[Supplied data]:
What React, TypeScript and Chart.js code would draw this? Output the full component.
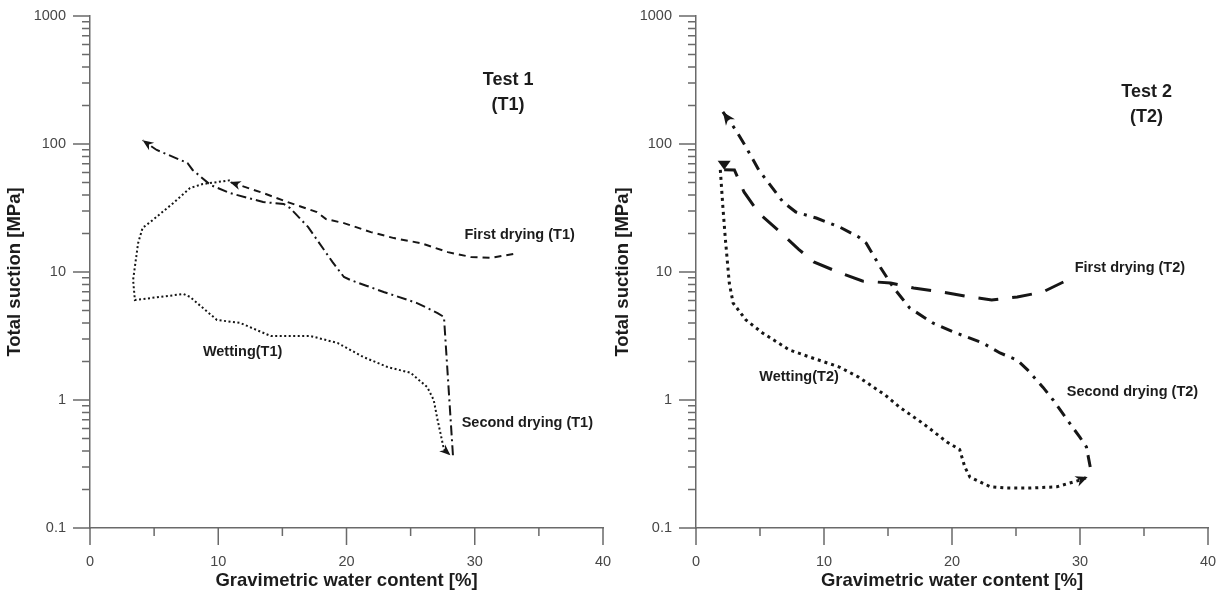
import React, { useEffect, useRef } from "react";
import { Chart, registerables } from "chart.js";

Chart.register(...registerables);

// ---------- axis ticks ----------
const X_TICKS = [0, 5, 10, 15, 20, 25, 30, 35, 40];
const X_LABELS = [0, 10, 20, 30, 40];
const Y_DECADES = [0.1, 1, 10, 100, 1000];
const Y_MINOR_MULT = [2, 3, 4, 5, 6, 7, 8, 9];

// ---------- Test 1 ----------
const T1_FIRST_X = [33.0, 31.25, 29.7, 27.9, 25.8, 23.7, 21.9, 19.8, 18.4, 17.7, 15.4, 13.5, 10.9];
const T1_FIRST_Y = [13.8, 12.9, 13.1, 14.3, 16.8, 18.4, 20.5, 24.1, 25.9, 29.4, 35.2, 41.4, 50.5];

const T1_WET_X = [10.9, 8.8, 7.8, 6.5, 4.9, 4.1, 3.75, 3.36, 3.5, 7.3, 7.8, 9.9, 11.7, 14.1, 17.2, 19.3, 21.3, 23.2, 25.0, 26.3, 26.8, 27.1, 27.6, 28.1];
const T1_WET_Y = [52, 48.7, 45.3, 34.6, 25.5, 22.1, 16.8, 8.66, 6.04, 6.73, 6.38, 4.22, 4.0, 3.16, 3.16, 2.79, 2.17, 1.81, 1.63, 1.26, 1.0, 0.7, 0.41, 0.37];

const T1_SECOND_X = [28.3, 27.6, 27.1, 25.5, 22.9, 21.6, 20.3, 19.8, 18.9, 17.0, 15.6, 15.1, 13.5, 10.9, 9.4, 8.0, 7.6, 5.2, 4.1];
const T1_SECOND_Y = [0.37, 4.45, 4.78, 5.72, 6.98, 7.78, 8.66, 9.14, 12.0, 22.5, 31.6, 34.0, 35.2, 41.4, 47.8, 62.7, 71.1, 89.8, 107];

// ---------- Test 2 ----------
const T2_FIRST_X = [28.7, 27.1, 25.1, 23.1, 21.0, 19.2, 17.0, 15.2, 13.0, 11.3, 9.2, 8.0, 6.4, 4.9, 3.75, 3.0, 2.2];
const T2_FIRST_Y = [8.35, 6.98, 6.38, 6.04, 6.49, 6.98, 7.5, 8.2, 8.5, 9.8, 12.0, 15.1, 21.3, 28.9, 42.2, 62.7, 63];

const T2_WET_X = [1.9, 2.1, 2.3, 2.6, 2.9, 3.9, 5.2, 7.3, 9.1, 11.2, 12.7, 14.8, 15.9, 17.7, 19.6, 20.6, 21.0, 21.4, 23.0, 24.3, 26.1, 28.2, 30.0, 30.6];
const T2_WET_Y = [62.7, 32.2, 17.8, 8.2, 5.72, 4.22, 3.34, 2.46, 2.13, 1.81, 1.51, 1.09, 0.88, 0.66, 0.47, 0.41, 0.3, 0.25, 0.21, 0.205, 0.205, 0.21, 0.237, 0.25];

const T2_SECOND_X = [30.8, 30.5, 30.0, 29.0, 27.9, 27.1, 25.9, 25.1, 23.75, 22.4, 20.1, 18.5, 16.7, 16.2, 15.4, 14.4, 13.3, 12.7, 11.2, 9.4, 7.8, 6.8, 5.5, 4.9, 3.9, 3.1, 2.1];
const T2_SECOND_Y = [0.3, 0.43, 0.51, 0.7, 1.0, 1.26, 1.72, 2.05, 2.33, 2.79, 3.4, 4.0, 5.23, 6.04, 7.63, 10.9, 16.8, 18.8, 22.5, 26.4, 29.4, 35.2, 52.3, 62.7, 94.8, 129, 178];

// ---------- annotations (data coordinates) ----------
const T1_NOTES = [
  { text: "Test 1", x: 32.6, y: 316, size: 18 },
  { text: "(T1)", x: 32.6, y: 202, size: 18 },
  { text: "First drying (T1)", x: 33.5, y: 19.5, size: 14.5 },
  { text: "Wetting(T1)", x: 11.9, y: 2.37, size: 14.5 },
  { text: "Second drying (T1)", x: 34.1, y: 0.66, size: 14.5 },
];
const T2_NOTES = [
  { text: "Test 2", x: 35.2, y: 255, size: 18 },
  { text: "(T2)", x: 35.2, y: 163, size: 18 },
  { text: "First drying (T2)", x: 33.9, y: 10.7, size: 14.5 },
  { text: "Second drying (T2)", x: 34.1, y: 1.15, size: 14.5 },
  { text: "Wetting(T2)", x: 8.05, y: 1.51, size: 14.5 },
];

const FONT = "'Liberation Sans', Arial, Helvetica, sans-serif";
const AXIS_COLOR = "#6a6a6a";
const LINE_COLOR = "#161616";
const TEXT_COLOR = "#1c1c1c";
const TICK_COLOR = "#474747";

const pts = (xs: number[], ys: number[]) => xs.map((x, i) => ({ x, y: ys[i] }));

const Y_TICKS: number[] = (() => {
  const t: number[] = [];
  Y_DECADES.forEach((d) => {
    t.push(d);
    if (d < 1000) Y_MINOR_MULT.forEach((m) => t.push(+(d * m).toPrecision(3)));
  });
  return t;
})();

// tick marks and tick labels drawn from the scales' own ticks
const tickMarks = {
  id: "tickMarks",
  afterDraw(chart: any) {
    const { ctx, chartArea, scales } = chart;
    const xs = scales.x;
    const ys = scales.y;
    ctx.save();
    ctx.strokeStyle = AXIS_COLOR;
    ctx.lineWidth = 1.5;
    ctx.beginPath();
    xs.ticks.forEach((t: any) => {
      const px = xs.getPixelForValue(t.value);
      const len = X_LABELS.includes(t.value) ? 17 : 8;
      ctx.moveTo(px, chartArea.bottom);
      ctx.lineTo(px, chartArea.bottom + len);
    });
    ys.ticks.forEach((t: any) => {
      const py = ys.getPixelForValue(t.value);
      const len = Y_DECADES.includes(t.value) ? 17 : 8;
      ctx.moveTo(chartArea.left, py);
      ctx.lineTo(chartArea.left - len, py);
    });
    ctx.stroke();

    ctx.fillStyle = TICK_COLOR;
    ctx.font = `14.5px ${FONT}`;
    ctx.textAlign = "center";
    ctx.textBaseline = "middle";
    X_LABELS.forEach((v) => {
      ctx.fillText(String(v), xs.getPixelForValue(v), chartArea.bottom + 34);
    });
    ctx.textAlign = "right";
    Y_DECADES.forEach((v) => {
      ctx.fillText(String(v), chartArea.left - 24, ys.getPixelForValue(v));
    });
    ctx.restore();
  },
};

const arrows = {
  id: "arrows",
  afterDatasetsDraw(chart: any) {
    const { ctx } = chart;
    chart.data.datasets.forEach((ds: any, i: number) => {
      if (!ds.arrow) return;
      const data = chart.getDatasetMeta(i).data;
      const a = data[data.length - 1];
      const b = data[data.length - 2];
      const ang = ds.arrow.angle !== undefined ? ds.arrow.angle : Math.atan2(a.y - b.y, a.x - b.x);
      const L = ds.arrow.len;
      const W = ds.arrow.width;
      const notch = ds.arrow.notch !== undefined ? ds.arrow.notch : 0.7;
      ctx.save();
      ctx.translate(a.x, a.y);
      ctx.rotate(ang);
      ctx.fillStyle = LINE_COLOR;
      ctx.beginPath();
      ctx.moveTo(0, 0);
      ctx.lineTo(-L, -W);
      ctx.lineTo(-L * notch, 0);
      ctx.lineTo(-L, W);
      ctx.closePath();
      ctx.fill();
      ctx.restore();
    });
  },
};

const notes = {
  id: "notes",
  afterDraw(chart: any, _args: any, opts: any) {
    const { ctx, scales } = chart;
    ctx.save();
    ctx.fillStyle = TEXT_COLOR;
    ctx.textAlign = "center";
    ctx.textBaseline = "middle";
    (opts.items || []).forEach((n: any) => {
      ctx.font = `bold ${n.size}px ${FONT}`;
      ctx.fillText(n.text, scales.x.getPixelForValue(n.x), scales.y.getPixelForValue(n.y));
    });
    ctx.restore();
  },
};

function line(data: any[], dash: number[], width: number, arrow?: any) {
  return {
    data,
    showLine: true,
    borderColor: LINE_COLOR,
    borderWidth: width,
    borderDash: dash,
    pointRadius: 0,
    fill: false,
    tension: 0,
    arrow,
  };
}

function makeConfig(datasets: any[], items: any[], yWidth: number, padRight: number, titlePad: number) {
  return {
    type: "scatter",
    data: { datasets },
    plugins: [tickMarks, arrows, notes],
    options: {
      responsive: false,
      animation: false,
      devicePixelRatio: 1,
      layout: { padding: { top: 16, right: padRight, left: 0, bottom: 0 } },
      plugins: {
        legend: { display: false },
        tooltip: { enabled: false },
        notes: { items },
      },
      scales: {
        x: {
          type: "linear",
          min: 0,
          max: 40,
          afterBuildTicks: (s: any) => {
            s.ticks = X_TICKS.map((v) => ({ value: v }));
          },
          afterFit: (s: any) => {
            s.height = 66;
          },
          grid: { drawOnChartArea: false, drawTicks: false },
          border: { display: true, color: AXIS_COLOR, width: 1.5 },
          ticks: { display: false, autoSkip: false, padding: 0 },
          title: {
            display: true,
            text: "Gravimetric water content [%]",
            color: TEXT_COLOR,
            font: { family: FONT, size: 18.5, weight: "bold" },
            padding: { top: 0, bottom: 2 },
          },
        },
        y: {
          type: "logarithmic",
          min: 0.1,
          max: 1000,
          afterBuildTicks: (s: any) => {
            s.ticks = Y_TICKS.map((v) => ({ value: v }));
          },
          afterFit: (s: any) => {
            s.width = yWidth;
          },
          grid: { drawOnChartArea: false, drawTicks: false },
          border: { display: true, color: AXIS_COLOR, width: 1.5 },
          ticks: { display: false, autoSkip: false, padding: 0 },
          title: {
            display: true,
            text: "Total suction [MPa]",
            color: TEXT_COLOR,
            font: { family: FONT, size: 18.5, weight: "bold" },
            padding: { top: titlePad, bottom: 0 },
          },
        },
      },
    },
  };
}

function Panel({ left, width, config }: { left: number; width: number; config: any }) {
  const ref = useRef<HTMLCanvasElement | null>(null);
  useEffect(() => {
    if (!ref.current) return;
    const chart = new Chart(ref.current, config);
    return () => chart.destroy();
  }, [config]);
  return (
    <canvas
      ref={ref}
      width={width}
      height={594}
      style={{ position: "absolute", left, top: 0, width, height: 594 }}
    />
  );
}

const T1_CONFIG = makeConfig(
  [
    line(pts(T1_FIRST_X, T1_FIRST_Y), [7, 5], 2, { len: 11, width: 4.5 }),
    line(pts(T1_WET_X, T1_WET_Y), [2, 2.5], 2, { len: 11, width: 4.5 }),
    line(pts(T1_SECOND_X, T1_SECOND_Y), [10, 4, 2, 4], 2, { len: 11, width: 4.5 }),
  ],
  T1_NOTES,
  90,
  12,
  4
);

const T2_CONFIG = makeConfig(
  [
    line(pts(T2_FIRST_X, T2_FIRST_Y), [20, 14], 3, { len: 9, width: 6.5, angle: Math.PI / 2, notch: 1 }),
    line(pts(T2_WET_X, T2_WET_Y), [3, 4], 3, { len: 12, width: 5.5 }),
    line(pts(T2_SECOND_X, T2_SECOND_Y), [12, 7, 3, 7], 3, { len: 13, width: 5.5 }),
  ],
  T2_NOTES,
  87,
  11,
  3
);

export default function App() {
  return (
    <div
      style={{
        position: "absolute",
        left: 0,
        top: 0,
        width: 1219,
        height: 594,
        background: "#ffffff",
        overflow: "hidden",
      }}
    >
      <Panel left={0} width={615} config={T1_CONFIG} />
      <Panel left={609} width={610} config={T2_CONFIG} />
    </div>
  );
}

[Exercise]: From the first line above through the line containing "35.2, 41.4, 50.5];", copy everything exactly, without the pictures.

[Solution to this exercise]:
What React, TypeScript and Chart.js code would draw this? Output the full component.
import React, { useEffect, useRef } from "react";
import { Chart, registerables } from "chart.js";

Chart.register(...registerables);

// ---------- axis ticks ----------
const X_TICKS = [0, 5, 10, 15, 20, 25, 30, 35, 40];
const X_LABELS = [0, 10, 20, 30, 40];
const Y_DECADES = [0.1, 1, 10, 100, 1000];
const Y_MINOR_MULT = [2, 3, 4, 5, 6, 7, 8, 9];

// ---------- Test 1 ----------
const T1_FIRST_X = [33.0, 31.25, 29.7, 27.9, 25.8, 23.7, 21.9, 19.8, 18.4, 17.7, 15.4, 13.5, 10.9];
const T1_FIRST_Y = [13.8, 12.9, 13.1, 14.3, 16.8, 18.4, 20.5, 24.1, 25.9, 29.4, 35.2, 41.4, 50.5];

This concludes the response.